What are the biggest limitations of advanced NBA stats like VORP, BPM, and RPM?
The biggest limitation is that every advanced stat is a model, not a direct measurement of truth. These numbers are built from assumptions, weighting choices, and historical relationships. That does not make them useless. It just means they are best understood as informed estimates. VORP and BPM can undervalue players whose impact is not fully reflected in the box score, while RPM-style metrics can become noisy when samples are small or lineup data is unstable.
Another major limitation is role sensitivity. A player’s statistical profile depends heavily on team structure. A center playing next to poor perimeter defenders may be forced into impossible coverage situations and look worse defensively than he really is. A secondary creator next to elite shooters may rack up better offensive impact numbers because the environment amplifies his passing. Metrics try to adjust for context, but no model captures every scheme, coaching decision, injury effect, or matchup detail.

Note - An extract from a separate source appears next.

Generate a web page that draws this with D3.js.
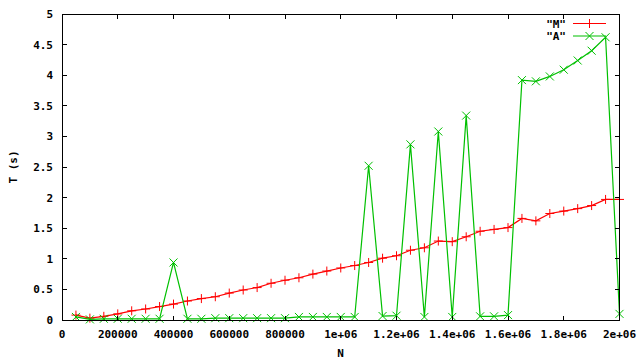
<!DOCTYPE html>
<html><head><meta charset="utf-8">
<script src="https://cdn.jsdelivr.net/npm/d3@7"></script>
<style>body{margin:0;background:#fff}svg{display:block}text{font-family:"DejaVu Sans Mono","Liberation Mono",monospace;font-weight:bold;font-size:11px;fill:#000}</style>
</head><body><svg id="c" width="640" height="360"></svg>
<script>
const nValues = [50000,100000,150000,200000,250000,300000,350000,400000,450000,500000,550000,600000,650000,700000,750000,800000,850000,900000,950000,1000000,1050000,1100000,1150000,1200000,1250000,1300000,1350000,1400000,1450000,1500000,1550000,1600000,1650000,1700000,1750000,1800000,1850000,1900000,1950000,2000000];
const mValues = [0.08,0.03,0.06,0.10,0.15,0.18,0.22,0.26,0.31,0.35,0.38,0.44,0.49,0.53,0.60,0.65,0.69,0.75,0.80,0.85,0.89,0.94,1.01,1.05,1.14,1.18,1.29,1.28,1.36,1.45,1.48,1.51,1.66,1.62,1.74,1.78,1.82,1.87,1.97,1.97];
const aValues = [0.05,0.01,0.02,0.02,0.02,0.02,0.02,0.94,0.02,0.02,0.03,0.03,0.03,0.03,0.03,0.03,0.05,0.05,0.05,0.05,0.05,2.52,0.065,0.07,2.87,0.05,3.08,0.05,3.34,0.06,0.06,0.08,3.92,3.90,3.98,4.09,4.24,4.40,4.62,0.10];
const xTicks = [0,200000,400000,600000,800000,1000000,1200000,1400000,1600000,1800000,2000000];
const xTickLabels = ["0","200000","400000","600000","800000","1e+06","1.2e+06","1.4e+06","1.6e+06","1.8e+06","2e+06"];
const yTicks = [0,0.5,1,1.5,2,2.5,3,3.5,4,4.5,5];
const yTickLabels = ["0","0.5","1","1.5","2","2.5","3","3.5","4","4.5","5"];
const seriesNames = ['"M"','"A"'];

const svg = d3.select("#c");
const L=62, R=619.5, T=14, B=320;
const x = d3.scaleLinear().domain([0,2000000]).range([L,R]);
const y = d3.scaleLinear().domain([0,5]).range([B,T]);
const red="#ff0000", green="#00c000";
const tk=4.5;

function plus(g,cx,cy,col){g.append("path").attr("d",`M${cx-4.5},${cy}H${cx+4.5}M${cx},${cy-4.5}V${cy+4.5}`).attr("stroke",col).attr("stroke-width",1).attr("fill","none");}
function cross(g,cx,cy,col){g.append("path").attr("d",`M${cx-4},${cy-4}L${cx+4},${cy+4}M${cx-4},${cy+4}L${cx+4},${cy-4}`).attr("stroke",col).attr("stroke-width",1).attr("fill","none");}

const data = [{vals:mValues,col:red,mk:plus},{vals:aValues,col:green,mk:cross}];
const line = d3.line();
data.forEach(s=>{
  const pts = nValues.map((n,i)=>[x(n),y(s.vals[i])]);
  svg.append("path").attr("d",line(pts)).attr("stroke",s.col).attr("stroke-width",1.2).attr("fill","none");
  const g=svg.append("g");
  pts.forEach(p=>s.mk(g,p[0],p[1],s.col));
});

// axes
const ax = svg.append("g").attr("shape-rendering","crispEdges");
ax.append("rect").attr("x",L).attr("y",T).attr("width",R-L).attr("height",B-T).attr("fill","none").attr("stroke","#000").attr("stroke-width",1);
xTicks.forEach((t,i)=>{
  ax.append("line").attr("x1",x(t)).attr("x2",x(t)).attr("y1",B).attr("y2",B-tk).attr("stroke","#000");
  ax.append("line").attr("x1",x(t)).attr("x2",x(t)).attr("y1",T).attr("y2",T+tk).attr("stroke","#000");
  svg.append("text").attr("x",x(t)).attr("y",338).attr("text-anchor","middle").text(xTickLabels[i]);
});
yTicks.forEach((t,i)=>{
  ax.append("line").attr("x1",L).attr("x2",L+tk).attr("y1",y(t)).attr("y2",y(t)).attr("stroke","#000");
  ax.append("line").attr("x1",R).attr("x2",R-tk).attr("y1",y(t)).attr("y2",y(t)).attr("stroke","#000");
  svg.append("text").attr("x",53).attr("y",y(t)+4).attr("text-anchor","end").text(yTickLabels[i]);
});
svg.append("text").attr("x",340.5).attr("y",357).attr("text-anchor","middle").text("N");
svg.append("text").attr("transform","translate(17,167) rotate(-90)").attr("text-anchor","middle").text("T (s)");

// legend
[{col:red,mk:plus,y:23.5},{col:green,mk:cross,y:36}].forEach((l,i)=>{
  svg.append("text").attr("x",566).attr("y",l.y+4).attr("text-anchor","end").text(seriesNames[i]);
  svg.append("line").attr("x1",573).attr("x2",606).attr("y1",l.y).attr("y2",l.y).attr("stroke",l.col).attr("stroke-width",1.2);
  l.mk(svg,589.5,l.y,l.col);
});
</script></body></html>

That is why advanced stats work best when paired with film study, lineup analysis, and common sense. If a metric says a player is elite, you should be able to explain why in basketball terms. If a metric says a high-scoring player is only mildly helpful, look at efficiency, shot quality, defensive effort, and turnover burden. If an underrated role player keeps showing up well across impact numbers, study what he does possession to possession. The real value of VORP, BPM, and RPM is not that they eliminate debate. It is that they sharpen the questions you ask and help you see winning impact beyond the obvious box-score headlines.